» **YOUR GOAL**: Quote, line for line, the entries from the first through the one containing "var lineEnds = [523, 28, 523];". Pictures are left out.

» **DATA ROWS**:
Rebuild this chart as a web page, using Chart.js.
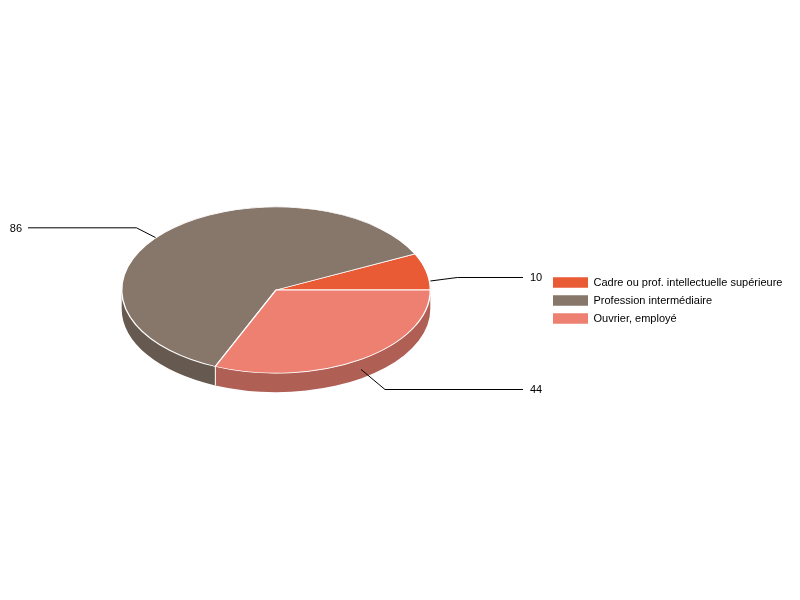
<!DOCTYPE html>
<html lang="fr">
<head>
    <meta charset="UTF-8">
    <title>Camembert</title>
    <script src="https://cdn.jsdelivr.net/npm/chart.js@4/dist/chart.umd.min.js"></script>
    <style>
        html, body { margin: 0; padding: 0; background: #fff; }
        canvas { display: block; }
    </style>
</head>
<body>
<canvas id="chart" width="800" height="600"></canvas>

<script>
    var categories = ['Cadre ou prof. intellectuelle supérieure', 'Profession intermédiaire', 'Ouvrier, employé'];
    var counts = [10, 86, 44];
    var colors = ['#E95B35', '#87766A', '#ED8071'];
    var sideColors = ['#A84326', '#665950', '#B05F55'];

    // tilt of the pie and thickness of the side wall
    var tilt = 0.539;
    var depth = 19;

    // leader lines: start relative to slice middle, then elbow relative to start
    var startShift = [[4, 9.5], [-9, 5], [0, 10]];
    var elbowShift = [[27, -3.5], [-19, -9.7], [24, 20.1]];
    var lineEnds = [523, 28, 523];

    var font = '11px "Liberation Sans", Arial, sans-serif';

    function tiltContext(ctx, el) {
        ctx.translate(el.x, el.y);
        ctx.scale(1, -tilt);
        ctx.translate(-el.x, -el.y);
    }

    var pie3d = {
        id: 'pie3d',
        afterLayout: function (chart) {
            // legend sits right of the pie, not in the layout flow
            var legend = chart.legend;
            var h = legend.bottom - legend.top;
            legend.left = 546;
            legend.right = 546 + legend.width;
            legend.top = 270;
            legend.bottom = 270 + h;
        },
        beforeDatasetDraw: function (chart) {
            var ctx = chart.ctx;
            var arcs = chart.getDatasetMeta(0).data;
            ctx.save();
            tiltContext(ctx, arcs[0]);
            var down = depth / tilt;
            arcs.forEach(function (el, i) {
                var from = Math.max(el.startAngle, Math.PI);
                var to = Math.min(el.endAngle, Math.PI * 2);
                if (from >= to) return;
                ctx.beginPath();
                ctx.arc(el.x, el.y, el.outerRadius, from, to);
                ctx.arc(el.x, el.y - down, el.outerRadius, to, from, true);
                ctx.closePath();
                ctx.fillStyle = sideColors[i];
                ctx.fill();
            });
            ctx.restore();

            // white edge between the side walls
            ctx.save();
            arcs.forEach(function (el) {
                if (el.startAngle <= Math.PI) return;
                var x = el.x + el.outerRadius * Math.cos(el.startAngle);
                var y = el.y - el.outerRadius * tilt * Math.sin(el.startAngle);
                ctx.beginPath();
                ctx.moveTo(x, y);
                ctx.lineTo(x, y + depth);
                ctx.strokeStyle = '#fff';
                ctx.lineWidth = 1;
                ctx.stroke();
            });
            ctx.restore();

            ctx.save();
            tiltContext(ctx, arcs[0]);
        },
        afterDatasetDraw: function (chart) {
            var ctx = chart.ctx;
            ctx.restore();

            var arcs = chart.getDatasetMeta(0).data;
            ctx.save();
            ctx.font = font;
            ctx.textBaseline = 'middle';
            arcs.forEach(function (el, i) {
                var mid = (el.startAngle + el.endAngle) / 2;
                var x = el.x + el.outerRadius * Math.cos(mid) + startShift[i][0];
                var y = el.y - el.outerRadius * tilt * Math.sin(mid) + startShift[i][1];
                var ex = x + elbowShift[i][0];
                var ey = y + elbowShift[i][1];
                ctx.beginPath();
                ctx.moveTo(x, y);
                ctx.lineTo(ex, ey);
                ctx.lineTo(lineEnds[i], ey);
                ctx.strokeStyle = '#000';
                ctx.lineWidth = 1;
                ctx.stroke();

                var right = lineEnds[i] > el.x;
                ctx.fillStyle = '#000';
                ctx.textAlign = right ? 'left' : 'right';
                ctx.fillText(String(counts[i]), lineEnds[i] + (right ? 7 : -6), Math.round(ey - 0.1) + 0.5);
            });
            ctx.restore();
        }
    };

    new Chart(document.getElementById('chart'), {
        type: 'pie',
        data: {
            labels: categories,
            datasets: [{
                data: counts,
                backgroundColor: colors,
                borderColor: '#fff',
                borderWidth: 1.4,
                clip: false
            }]
        },
        options: {
            responsive: false,
            animation: false,
            rotation: 90,
            layout: { padding: { left: 121, right: 369, top: 135, bottom: 155 } },
            plugins: {
                tooltip: { enabled: false },
                legend: {
                    position: 'chartArea',
                    align: 'start',
                    labels: {
                        boxWidth: 35,
                        boxHeight: 10.5,
                        padding: 7,
                        color: '#000',
                        font: { family: '"Liberation Sans", Arial, sans-serif', size: 11 },
                        generateLabels: function (chart) {
                            return categories.map(function (name, i) {
                                return { text: name, fillStyle: colors[i], strokeStyle: colors[i], lineWidth: 0, index: i };
                            });
                        }
                    }
                }
            }
        },
        plugins: [pie3d]
    });
</script>
</body>
</html>
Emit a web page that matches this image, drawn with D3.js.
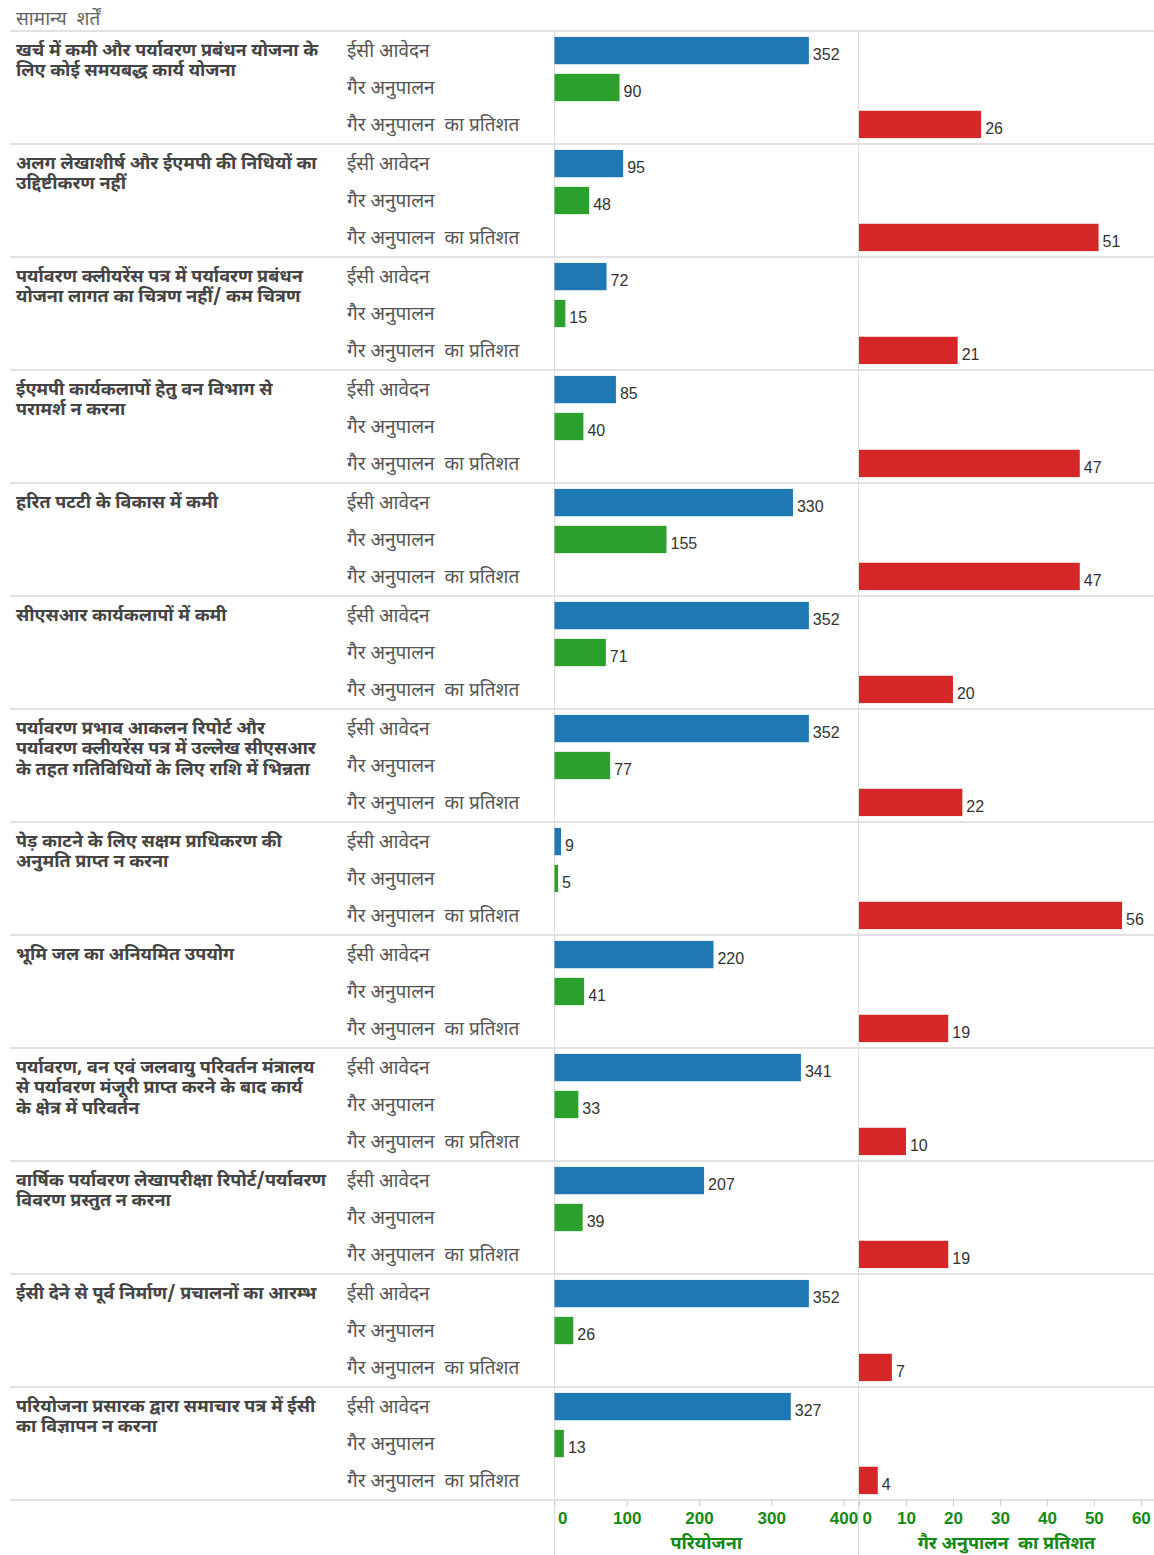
<!DOCTYPE html>
<html>
<head>
<meta charset="utf-8">
<script src="https://cdn.jsdelivr.net/npm/d3@7"></script>
<style>
  body { margin: 0; background: #fff; }
  svg text { font-family: "Noto Sans Devanagari", "Lohit Devanagari", "Noto Sans", "Liberation Sans", sans-serif; white-space: pre; }
  .num { font-family: "Liberation Sans", Arial, sans-serif !important; }
</style>
</head>
<body>
<div id="chart"></div>
<script>
// category labels, already broken into lines as in the picture
const categories = [
  ['खर्च में कमी और पर्यावरण प्रबंधन योजना के', 'लिए कोई समयबद्ध कार्य योजना'],
  ['अलग लेखाशीर्ष और ईएमपी की निधियों का', 'उद्दिष्टीकरण नहीं'],
  ['पर्यावरण क्लीयरेंस पत्र में पर्यावरण प्रबंधन', 'योजना लागत का चित्रण नहीं/ कम चित्रण'],
  ['ईएमपी कार्यकलापों हेतु वन विभाग से', 'परामर्श न करना'],
  ['हरित पटटी के विकास में कमी'],
  ['सीएसआर कार्यकलापों में कमी'],
  ['पर्यावरण प्रभाव आकलन रिपोर्ट और', 'पर्यावरण क्लीयरेंस पत्र में उल्लेख सीएसआर', 'के तहत गतिविधियों के लिए राशि में भिन्नता'],
  ['पेड़ काटने के लिए सक्षम प्राधिकरण की', 'अनुमति प्राप्त न करना'],
  ['भूमि जल का अनियमित उपयोग'],
  ['पर्यावरण, वन एवं जलवायु परिवर्तन मंत्रालय', 'से पर्यावरण मंजूरी प्राप्त करने के बाद कार्य', 'के क्षेत्र में परिवर्तन'],
  ['वार्षिक पर्यावरण लेखापरीक्षा रिपोर्ट/पर्यावरण', 'विवरण प्रस्तुत न करना'],
  ['ईसी देने से पूर्व निर्माण/ प्रचालनों का आरम्भ'],
  ['परियोजना प्रसारक द्वारा समाचार पत्र में ईसी', 'का विज्ञापन न करना']
];
const rowLabels = ['ईसी आवेदन', 'गैर अनुपालन', 'गैर अनुपालन  का प्रतिशत'];
const ecApplications = [352, 95, 72, 85, 330, 352, 352, 9, 220, 341, 207, 352, 327];
const nonCompliance = [90, 48, 15, 40, 155, 71, 77, 5, 41, 33, 39, 26, 13];
const pctNonCompliance = [26, 51, 21, 47, 47, 20, 22, 56, 19, 10, 19, 7, 4];
const countTicks = [0, 100, 200, 300, 400];
const pctTicks = [0, 10, 20, 30, 40, 50, 60];
const headerLabel = 'सामान्य  शर्तें';
const countTitle = 'परियोजना';
const pctTitle = 'गैर अनुपालन  का प्रतिशत';

const W = 1154, H = 1555, plotTop = 31, plotBottom = 1500;
const colors = ['#1f77b4', '#2ca02c', '#d62728'];
const axisGreen = '#138a13';

const svg = d3.select('#chart').append('svg').attr('width', W).attr('height', H);

const yGroup = d3.scaleBand().domain(d3.range(categories.length)).range([plotTop, plotBottom]);
const yRow = d3.scaleBand().domain(d3.range(3)).range([0, yGroup.bandwidth()]).paddingInner(0.26).paddingOuter(0.16);
const xCount = d3.scaleLinear().domain([0, 420]).range([554.5, 858]);
const xPct = d3.scaleLinear().domain([0, 62.8]).range([859, 1154]);

// header
svg.append('text').attr('x', 16).attr('y', 20).attr('dominant-baseline', 'middle')
  .attr('font-size', 19).attr('fill', '#666').text(headerLabel);

// grid lines
const hl = d3.range(categories.length + 1).map(i => i < categories.length ? yGroup(i) : plotBottom);
svg.append('g').selectAll('line').data(hl).join('line')
  .attr('x1', 10).attr('x2', W).attr('y1', d => d).attr('y2', d => d)
  .attr('stroke', '#e2e2e2').attr('stroke-width', 2);
svg.append('g').selectAll('line').data([xCount(0), xPct(0) - 0.5]).join('line')
  .attr('x1', d => d).attr('x2', d => d).attr('y1', plotTop).attr('y2', H)
  .attr('stroke', '#dddddd').attr('stroke-width', 1);

const rows = [];
categories.forEach((c, i) => {
  rows.push({ g: i, r: 0, v: ecApplications[i], x: xCount });
  rows.push({ g: i, r: 1, v: nonCompliance[i], x: xCount });
  rows.push({ g: i, r: 2, v: pctNonCompliance[i], x: xPct });
});

const groups = svg.append('g').selectAll('g').data(categories).join('g')
  .attr('transform', (d, i) => `translate(0,${yGroup(i)})`);

groups.append('text').attr('font-size', 18).attr('font-weight', 'bold').attr('fill', '#444')
  .selectAll('tspan').data(d => d).join('tspan')
  .attr('x', 16).attr('y', (d, j) => 20 + j * 20.5).attr('dominant-baseline', 'middle').text(d => d);

groups.selectAll('.rl').data(rowLabels).join('text').attr('class', 'rl')
  .attr('x', 347).attr('y', (d, j) => yRow(j) + yRow.bandwidth() / 2 + 1.5)
  .attr('dominant-baseline', 'middle').attr('font-size', 19).attr('fill', '#555').text(d => d);

const bars = svg.append('g').selectAll('g').data(rows).join('g')
  .attr('transform', d => `translate(0,${yGroup(d.g) + yRow(d.r)})`);
bars.append('rect')
  .attr('x', d => d.x(0)).attr('width', d => d.x(d.v) - d.x(0))
  .attr('height', yRow.bandwidth()).attr('fill', d => colors[d.r]);
bars.append('text').attr('class', 'num')
  .attr('x', d => d.x(d.v) + 4).attr('y', yRow.bandwidth() / 2 + 5)
  .attr('dominant-baseline', 'middle').attr('font-size', 16).attr('fill', '#333')
  .text(d => d.v);

// axes
function drawAxis(scale, ticks) {
  const g = svg.append('g').attr('transform', `translate(0,${plotBottom})`)
    .call(d3.axisBottom(scale).tickValues(ticks).tickSize(6).tickPadding(6));
  g.select('.domain').remove();
  g.selectAll('line').attr('stroke', '#cccccc');
  g.selectAll('text').attr('class', 'num').attr('fill', axisGreen)
    .attr('font-size', 17).attr('font-weight', 'bold');
  g.selectAll('.tick').filter(d => d === 0).select('text').attr('text-anchor', 'start').attr('x', 3);
}
drawAxis(xCount, countTicks);
drawAxis(xPct, pctTicks);

svg.append('text').attr('x', (xCount(0) + 858) / 2).attr('y', 1544).attr('text-anchor', 'middle')
  .attr('dominant-baseline', 'middle').attr('font-size', 18).attr('font-weight', 'bold')
  .attr('fill', axisGreen).text(countTitle);
svg.append('text').attr('x', (xPct(0) + W) / 2).attr('y', 1544).attr('text-anchor', 'middle')
  .attr('dominant-baseline', 'middle').attr('font-size', 18).attr('font-weight', 'bold')
  .attr('fill', axisGreen).text(pctTitle);
</script>
</body>
</html>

» **EXERCISE RESPONSE**:
Rebuild this chart as a web page, using Chart.js.
<!DOCTYPE html>
<html lang="fr">
<head>
    <meta charset="UTF-8">
    <title>Camembert</title>
    <script src="https://cdn.jsdelivr.net/npm/chart.js@4/dist/chart.umd.min.js"></script>
    <style>
        html, body { margin: 0; padding: 0; background: #fff; }
        canvas { display: block; }
    </style>
</head>
<body>
<canvas id="chart" width="800" height="600"></canvas>

<script>
    var categories = ['Cadre ou prof. intellectuelle supérieure', 'Profession intermédiaire', 'Ouvrier, employé'];
    var counts = [10, 86, 44];
    var colors = ['#E95B35', '#87766A', '#ED8071'];
    var sideColors = ['#A84326', '#665950', '#B05F55'];

    // tilt of the pie and thickness of the side wall
    var tilt = 0.539;
    var depth = 19;

    // leader lines: start relative to slice middle, then elbow relative to start
    var startShift = [[4, 9.5], [-9, 5], [0, 10]];
    var elbowShift = [[27, -3.5], [-19, -9.7], [24, 20.1]];
    var lineEnds = [523, 28, 523];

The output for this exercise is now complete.